ALTRI UTENTI l’hanno rilanciata definendo il bambino l’agnello sacrificale di Yom Kippur. Le celebrazioni non sono rimaste confinate su Telegram. Due noti giornalisti israeliani, volti di Channel 12 e 14, si sono fatti gioco del rogo a Rafah paragonandolo al tradizionale falò per la festività di Lag Ba’Omer, che cadeva proprio domenica sera.

«Il falò principale quest’anno è a Rafah», ha scritto Yinon Magal, conduttore del programma The Patriots, sui propri account social sopra all’immagine delle tende in fiamme. Naveh Dromi ci ha scritto su: «Buone feste». I due giornalisti hanno poi rimosso i post.

C’è chi lega simili reazioni agli eventi accaduti qualche ora prima dell’attacco su Rafah: gli otto razzi lanciati da Hamas verso Tel Aviv. Domenica sui media israeliani emergeva tutto il disappunto, se non la critica aperta all’esercito e al governo che da mesi dicono – giustificando così il prosieguo dell’offensiva contro la popolazione di Gaza – di aver smantellato l’infrastruttura missilistica di Hamas. E invece. Hamas non lanciava razzi da quattro mesi, nonostante la classe dirigente politica e militare e i servizi dicessero il contrario.

Domenica non solo ne ha lanciati otto, ma li ha fatti arrivare a nord di Tel Aviv. Il problema, scrivevano ieri le cronache israeliane, non è tanto la dimensione del danno provocato (tre sono stati abbattuti da Iron Dome, quattro sono caduti in aree aperte e uno ha provocato due feriti lievi a Herziliya) ma l’elemento simbolico.

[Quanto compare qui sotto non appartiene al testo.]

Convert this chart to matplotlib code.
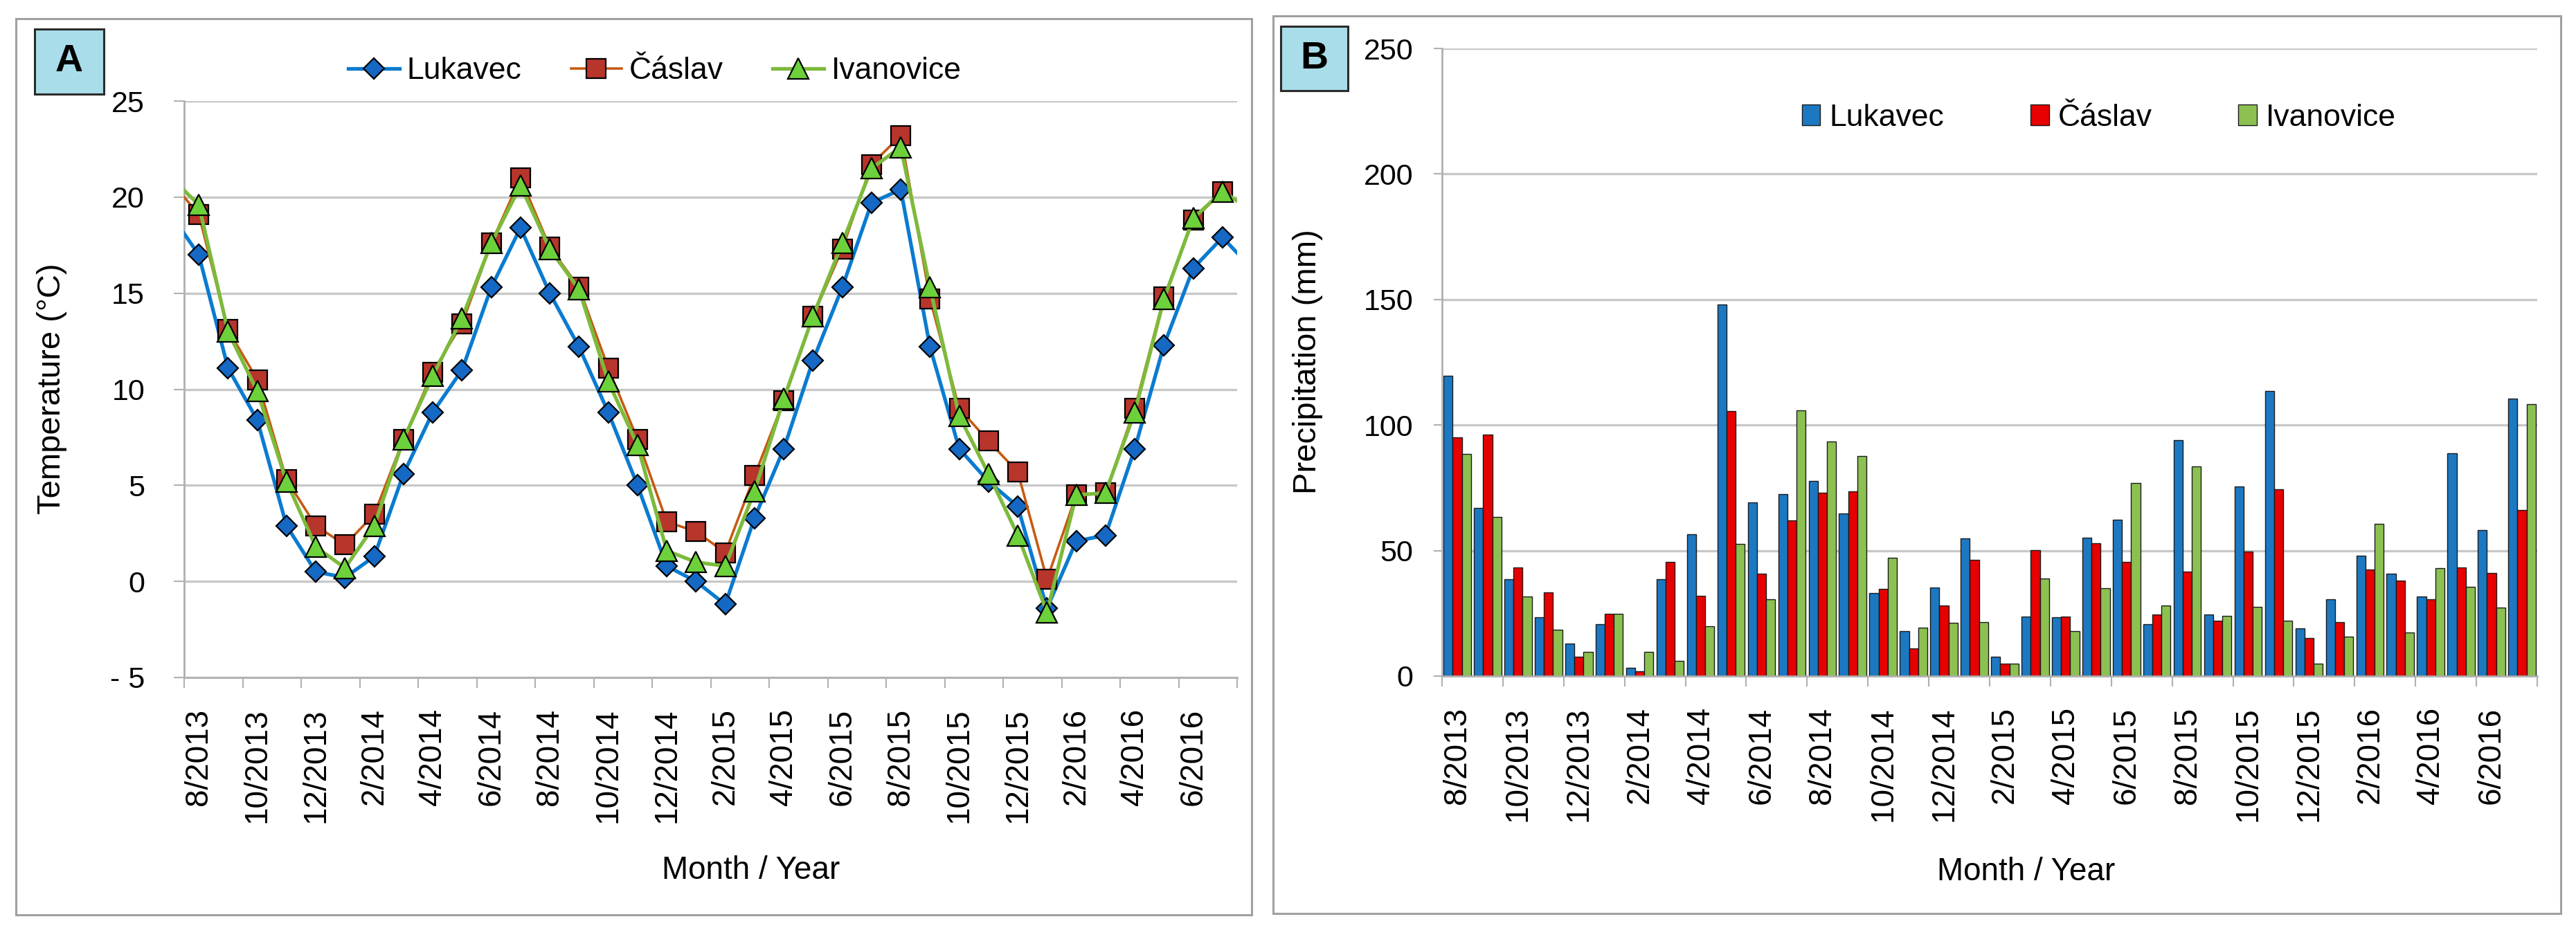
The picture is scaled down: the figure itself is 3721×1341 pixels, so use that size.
import numpy as np
import matplotlib
matplotlib.use('Agg')
import matplotlib.pyplot as plt
from matplotlib.patches import Rectangle

plt.rcParams['font.family'] = ['Liberation Sans', 'DejaVu Sans']

# months shown on the axes (8/2013 .. 7/2016)
months = ['8/2013', '9/2013', '10/2013', '11/2013', '12/2013',
          '1/2014', '2/2014', '3/2014', '4/2014', '5/2014', '6/2014', '7/2014',
          '8/2014', '9/2014', '10/2014', '11/2014', '12/2014',
          '1/2015', '2/2015', '3/2015', '4/2015', '5/2015', '6/2015', '7/2015',
          '8/2015', '9/2015', '10/2015', '11/2015', '12/2015',
          '1/2016', '2/2016', '3/2016', '4/2016', '5/2016', '6/2016', '7/2016']
stations = ['Lukavec', 'Čáslav', 'Ivanovice']

# monthly mean temperature, 7/2013 .. 8/2016 (first and last month fall outside the view)
temp_lukavec = [19.2, 17.0, 11.1, 8.4, 2.9, 0.5, 0.2, 1.3, 5.6, 8.8, 11.0, 15.3, 18.4,
                15.0, 12.2, 8.8, 5.0, 0.8, 0.0, -1.2, 3.3, 6.9, 11.5, 15.3, 19.7,
                20.4, 12.2, 6.9, 5.2, 3.9, -1.4, 2.1, 2.4, 6.9, 12.3, 16.3, 17.9, 16.3]
temp_caslav = [20.9, 19.1, 13.1, 10.5, 5.3, 2.9, 1.9, 3.5, 7.4, 10.9, 13.4, 17.6, 21.0,
               17.4, 15.3, 11.1, 7.4, 3.1, 2.6, 1.5, 5.5, 9.4, 13.8, 17.3, 21.7,
               23.2, 14.7, 9.0, 7.3, 5.7, 0.1, 4.5, 4.6, 9.0, 14.8, 18.8, 20.3, 19.3]
temp_ivanovice = [21.1, 19.6, 13.0, 9.9, 5.2, 1.8, 0.7, 2.9, 7.4, 10.7, 13.7, 17.6, 20.6,
                  17.3, 15.2, 10.4, 7.1, 1.6, 1.0, 0.8, 4.7, 9.5, 13.8, 17.6, 21.5,
                  22.6, 15.3, 8.6, 5.6, 2.4, -1.6, 4.5, 4.6, 8.8, 14.7, 18.9, 20.3, 19.3]

# monthly precipitation (mm), 8/2013 .. 7/2016
prec_lukavec = [119.5, 67.1, 38.6, 23.5, 13.0, 20.6, 3.3, 38.6, 56.5, 148.1, 69.3, 72.5,
                77.6, 64.8, 33.2, 17.8, 35.3, 54.8, 7.8, 23.7, 23.3, 55.2, 62.4, 20.7,
                94.1, 24.4, 75.4, 113.6, 18.9, 30.6, 47.9, 40.8, 31.6, 88.7, 58.1, 110.5]
prec_caslav = [95.2, 96.3, 43.4, 33.4, 7.8, 24.7, 1.8, 45.4, 32.0, 105.5, 40.8, 62.0,
               73.1, 73.5, 34.8, 10.9, 28.0, 46.2, 4.9, 50.3, 23.7, 52.9, 45.6, 24.6,
               41.7, 22.1, 49.5, 74.4, 15.2, 21.5, 42.5, 37.9, 30.6, 43.4, 41.0, 66.2]
prec_ivanovice = [88.5, 63.5, 31.8, 18.4, 9.6, 24.7, 9.6, 6.0, 19.9, 52.6, 30.6, 105.8,
                  93.4, 87.7, 47.0, 19.2, 21.3, 21.5, 4.9, 38.9, 17.8, 35.0, 77.0, 28.0,
                  83.5, 23.9, 27.5, 22.0, 5.0, 15.6, 60.7, 17.4, 43.0, 35.6, 27.3, 108.4]

W, H = 3721, 1341
fig = plt.figure(figsize=(W / 100, H / 100), dpi=100)
fig.patch.set_facecolor('white')


def fx(px):
    return px / W


def fy(py):
    return 1 - py / H


grid_col = '#c8c8c8'
n = len(months)

# panel frames
fig.add_artist(Rectangle((fx(23), fy(1322)), fx(1808 - 23), (1322 - 27) / H,
                         transform=fig.transFigure, fill=False, ec='#a0a0a0', lw=2.2))
fig.add_artist(Rectangle((fx(1839), fy(1320)), fx(3699 - 1839), (1320 - 23) / H,
                         transform=fig.transFigure, fill=False, ec='#a0a0a0', lw=2.2))


def style_axes(ax, ylen, ypad):
    for s in ['top', 'right']:
        ax.spines[s].set_visible(False)
    for s in ['left', 'bottom']:
        ax.spines[s].set_color('#b0b0b0')
        ax.spines[s].set_linewidth(2)
    ax.grid(axis='y', color=grid_col, lw=2.4)
    ax.set_axisbelow(True)
    ax.set_xlim(-0.5, n - 0.5)
    ax.set_xticks(np.arange(-0.5, n + 0.5, 2))
    ax.set_xticklabels([])
    ax.set_xticks(np.arange(0, n, 2), minor=True)
    ax.set_xticklabels(months[::2], minor=True, rotation=90, fontsize=33)
    ax.tick_params(axis='x', which='major', length=11, width=1.5, color='#b0b0b0')
    ax.tick_params(axis='x', which='minor', length=0, pad=32)
    ax.tick_params(axis='y', length=ylen, width=1.5, color='#b0b0b0', pad=ypad, labelsize=31)


# ---- panel A: temperature ----
ax1 = fig.add_axes([fx(266), fy(979), fx(1787 - 266), (979 - 146) / H])
xt = np.arange(-1, n + 1)
ax1.plot(xt, temp_lukavec, color='#0a7bd0', lw=3.8, marker='D', ms=15.5,
         mfc='#1568c4', mec='black', mew=1.6, label=stations[0], zorder=3)
ax1.plot(xt, temp_caslav, color='#c55a11', lw=2.6, marker='s', ms=20,
         mfc='#b8352c', mec='black', mew=1.6, label=stations[1], zorder=4)
ax1.plot(xt, temp_ivanovice, color='#7dba3c', lw=3.8, marker='^', ms=21.5,
         mfc='#6cd13a', mec='black', mew=1.6, label=stations[2], zorder=5)
style_axes(ax1, 11, 30)
ax1.set_ylim(-5, 25)
ax1.set_yticks(np.arange(-5, 26, 5))
ax1.set_yticklabels(['- 5', '0', '5', '10', '15', '20', '25'])

leg1 = ax1.legend(loc='center', bbox_to_anchor=(fx(946), fy(103)),
                  bbox_transform=fig.transFigure, ncol=3, frameon=False,
                  fontsize=32, handlelength=1.65, handletextpad=0.25,
                  columnspacing=1.6, markerscale=1.0)

# ---- panel B: precipitation ----
ax2 = fig.add_axes([fx(2083), fy(977), fx(3665 - 2083), (977 - 70) / H])
xb = np.arange(n)
bw = 0.3
ax2.bar(xb - bw, prec_lukavec, bw, color='#1d78c2', ec='#1a1a1a', lw=1.0, label=stations[0])
ax2.bar(xb, prec_caslav, bw, color='#e60000', ec='#1a1a1a', lw=1.0, label=stations[1])
ax2.bar(xb + bw, prec_ivanovice, bw, color='#8cc152', ec='#1a1a1a', lw=1.0, label=stations[2])
style_axes(ax2, 9, 21)
ax2.set_ylim(0, 250)
ax2.set_yticks(np.arange(0, 251, 50))

leg2 = ax2.legend(loc='center', bbox_to_anchor=(fx(3032), fy(170)),
                  bbox_transform=fig.transFigure, ncol=3, frameon=False,
                  fontsize=32, handlelength=0.6, handleheight=0.65,
                  handletextpad=0.3, columnspacing=2.8)

# axis titles
fig.text(fx(75), fy(562), 'Temperature (°C)', rotation=90, ha='center', va='center', fontsize=34)
fig.text(fx(1889), fy(523), 'Precipitation (mm)', rotation=90, ha='center', va='center', fontsize=34)
fig.text(fx(1085), fy(1258), 'Month / Year', ha='center', va='center', fontsize=33)
fig.text(fx(2927), fy(1260), 'Month / Year', ha='center', va='center', fontsize=33)

# panel letters
fig.add_artist(Rectangle((fx(50), fy(136)), fx(100), 94 / H, transform=fig.transFigure,
                         fc='#a9dde9', ec='#2b2b2b', lw=2.2))
fig.text(fx(100), fy(89), 'A', ha='center', va='center', fontsize=40, fontweight='bold')
fig.add_artist(Rectangle((fx(1850), fy(131)), fx(97), 93 / H, transform=fig.transFigure,
                         fc='#a9dde9', ec='#2b2b2b', lw=2.2))
fig.text(fx(1898), fy(85), 'B', ha='center', va='center', fontsize=40, fontweight='bold')

fig.savefig('out.png', dpi=100)
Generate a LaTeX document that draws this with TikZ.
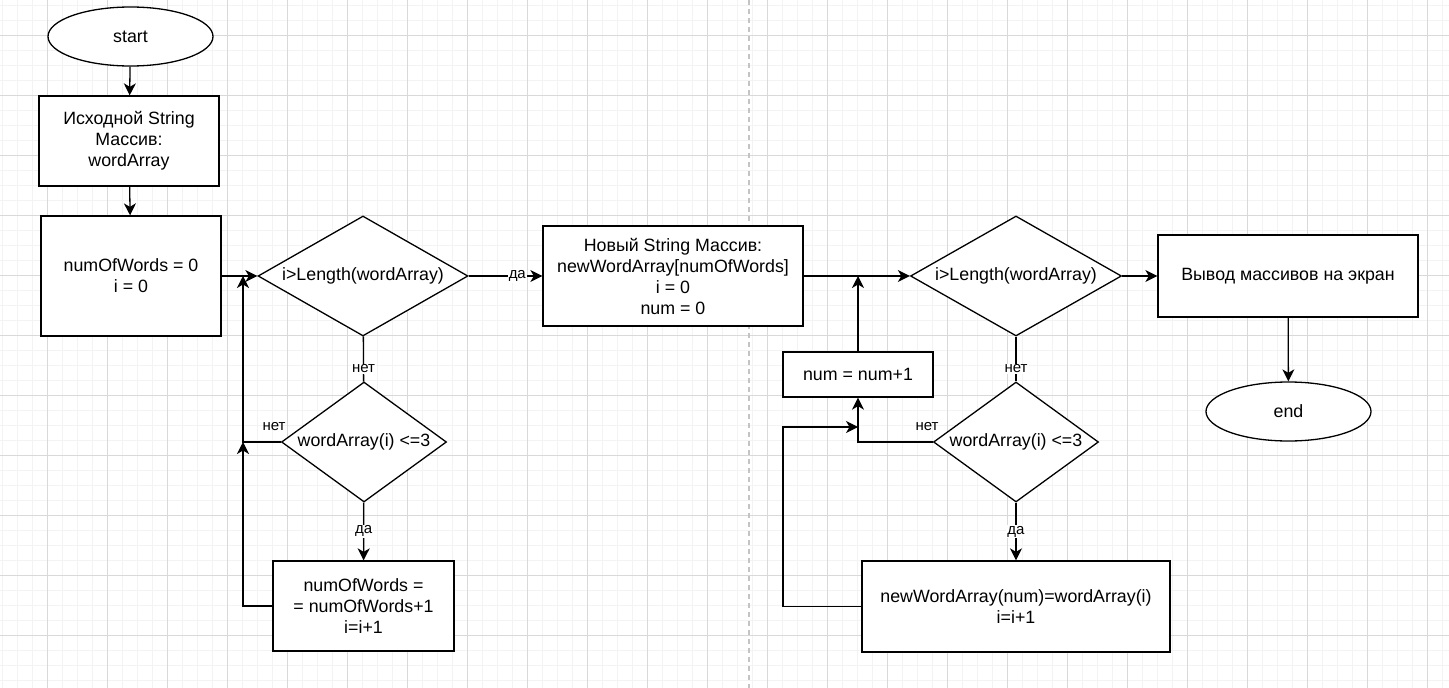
\documentclass[tikz,border=0pt]{standalone}
\usepackage{fontspec}
\setmainfont{Liberation Sans}
\usetikzlibrary{arrows.meta,shapes.geometric}
\definecolor{bg}{HTML}{FFFFFF}
\definecolor{gridminor}{HTML}{F3F3F3}
\definecolor{gridmajor}{HTML}{D9D9D9}
\definecolor{divider}{HTML}{C4C4C4}
\definecolor{ink}{HTML}{000000}

\begin{document}
\begin{tikzpicture}[x=1pt,y=-1pt,line cap=butt,line join=miter,
  every node/.style={font=\fontsize{17.8}{21}\selectfont,text=ink,align=center},
  block/.style={draw=ink,line width=1.3pt,fill=white,rectangle,inner sep=0pt},
  terminal/.style={draw=ink,line width=1.3pt,fill=white,ellipse,inner sep=0pt,minimum width=165,minimum height=59},
  decision/.style={draw=ink,line width=1.3pt,fill=white,diamond,inner sep=0pt},
  flow/.style={-{Stealth[length=12pt,width=12pt,inset=3.5pt]},line width=1.3pt,ink},
  plain/.style={line width=1.3pt,ink},
  lbl/.style={fill=white,inner sep=1pt,font=\fontsize{15}{18}\selectfont}]
  \useasboundingbox (0,0) rectangle (1449,688);
  \fill[bg] (0,0) rectangle (1449,688);

  % ---- background grid ----
  \foreach \gx in {2,17,...,1449} \draw[gridminor,line width=0.8pt] (\gx,0) -- (\gx,688);
  \foreach \gy in {5,20,...,688} \draw[gridminor,line width=0.8pt] (0,\gy) -- (1449,\gy);
  \foreach \gx in {47,107,...,1449} \draw[gridmajor,line width=0.8pt] (\gx,0) -- (\gx,688);
  \foreach \gy in {35,95,...,688} \draw[gridmajor,line width=0.8pt] (0,\gy) -- (1449,\gy);
  \draw[divider,line width=1.2pt,dash pattern=on 5pt off 4pt] (749,0) -- (749,688);

  % ---- first pass: count short words ----
  \node[terminal] (start) at (130.5,36.5) {start};
  \node[block,minimum width=180,minimum height=90] (srcArray) at (129,141) {Исходной String\\Массив:\\wordArray};
  \node[block,minimum width=180,minimum height=120] (initCount) at (131,276) {numOfWords = 0\\i = 0};
  \node[decision,minimum width=210,minimum height=120,aspect=1.75] (loopA) at (363,276) {i>Length(wordArray)};
  \node[decision,minimum width=165,minimum height=120,aspect=1.375] (testA) at (364,442) {wordArray(i) <=3};
  \node[block,minimum width=181,minimum height=90] (incCount) at (363.5,606) {numOfWords =\\= numOfWords+1\\i=i+1};

  % ---- second pass: copy short words ----
  \node[block,minimum width=260,minimum height=100] (newArray) at (673,276) {Новый String Массив:\\newWordArray[numOfWords]\\i = 0\\num = 0};
  \node[decision,minimum width=211,minimum height=120,aspect=1.75] (loopB) at (1016,276) {i>Length(wordArray)};
  \node[decision,minimum width=165,minimum height=120,aspect=1.375] (testB) at (1016,442) {wordArray(i) <=3};
  \node[block,minimum width=150,minimum height=45] (incNum) at (858,374.5) {num = num+1};
  \node[block,minimum width=308,minimum height=91] (copyWord) at (1016,606.5) {newWordArray(num)=wordArray(i)\\i=i+1};
  \node[block,minimum width=260,minimum height=82] (output) at (1288,276) {Вывод массивов на экран};
  \node[terminal] (finish) at (1288.5,411.5) {end};

  % junction points on the loop lines
  \coordinate (joinA) at (243,276);
  \coordinate (joinB) at (243,442);
  \coordinate (joinC) at (858,276);
  \coordinate (joinD) at (858,427);

  % ---- connectors ----
  \draw[flow] (start) -- (srcArray);
  \draw[flow] (srcArray) -- (initCount);
  \draw[flow] (initCount) -- (loopA);
  \draw[flow] (loopA) -- (newArray) node[lbl,pos=0.66] {да};
  \draw[plain] (loopA) -- (testA) node[lbl,pos=0.72] {нет};
  \draw[flow] (testA) -- (incCount) node[lbl,pos=0.5] {да};
  \draw[flow] (testA.west) -- (joinB) -- (joinA);
  \node[lbl,fill=none] at (274,427) {нет};
  \draw[flow] (incCount.west) -| (joinB);

  \draw[flow] (newArray) -- (loopB);
  \draw[flow] (loopB) -- (output);
  \draw[flow] (output) -- (finish);
  \draw[plain] (loopB) -- (testB) node[lbl,pos=0.72] {нет};
  \draw[flow] (testB) -- (copyWord) node[lbl,pos=0.5] {да};
  \draw[flow] (testB.west) -| (incNum.south);
  \node[lbl,fill=none] at (927,427) {нет};
  \draw[flow] (incNum) -- (joinC);
  \draw[flow] (copyWord.west) -- (783,606.5) |- (joinD);
\end{tikzpicture}
\end{document}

Otto mesi dopo, Hamas non è stata smantellata: opera da Rafah ormai circondata dall’esercito e sotto bombardamenti continui ed è riapparsa a nord e nel centro, dove Tel Aviv diceva di averla completamente eliminata lo scorso gennaio dopo un’invasione via terra che ha lasciato mezza Gaza in macerie. «Vediamo parti di Gaza che Israele aveva ripulito da Hamas e dove Hamas sta tornando – aveva detto in un’intervista alla Cbs di metà maggio il segretario di Stato statunitense Antony Blinken – (Un’offensiva su Rafah) lascerà a Israele il peso di una guerriglia duratura perché tanti uomini di Hamas resteranno a prescindere da cosa (Israele) farà a Rafah».

NON LO DICE solo Blinken, tra gli analisti israeliani sono in tanti ad accusare Netanyahu di non avere né una strategia militare né un’idea di dopoguerra. Il lancio di razzi di domenica sembra confermare le loro analisi. Se il governo israeliano ha utilizzato quel lancio per rimandare al mittente le richieste di interrompere l’offensiva, l’opinione pubblica non la vede esattamente allo stesso modo. Almeno non tutta.

La strategia militare non sta producendo gli effetti dichiarati, liberare gli ostaggi ancora in mano ad Hamas o distruggere il gruppo islamico. Così, la strage di Rafah ha spostato di nuovo l’attenzione e acceso quel pezzo di società che vuole proseguire la guerra a tutti i costi, che invita al massacro di massa, che festeggia lo stop agli aiuti. E che indossa anche le uniformi dell’esercito.

Venerdì è diventato virale il video di un riservista di stanza a Gaza che, mascherato, minaccia il ministro della difesa Yoav Gallant per le pressioni mosse a Netanyahu sulla strategia post-guerra. Non obbediremo ai tuoi ordini, è il messaggio del soldato che dice di rappresentare 100mila riservisti contrari a consegnare Gaza all’Autorità palestinese o a un’entità araba. «Gallant, dimettiti. Non ci può dare ordini. (Netanyahu), i riservisti ti appoggiano, vogliamo vincere. È l’opportunità di una vita». L’esercito ha aperto un’inchiesta sul video, mentre Netanyahu e suo figlio Yair lo hanno rilanciato.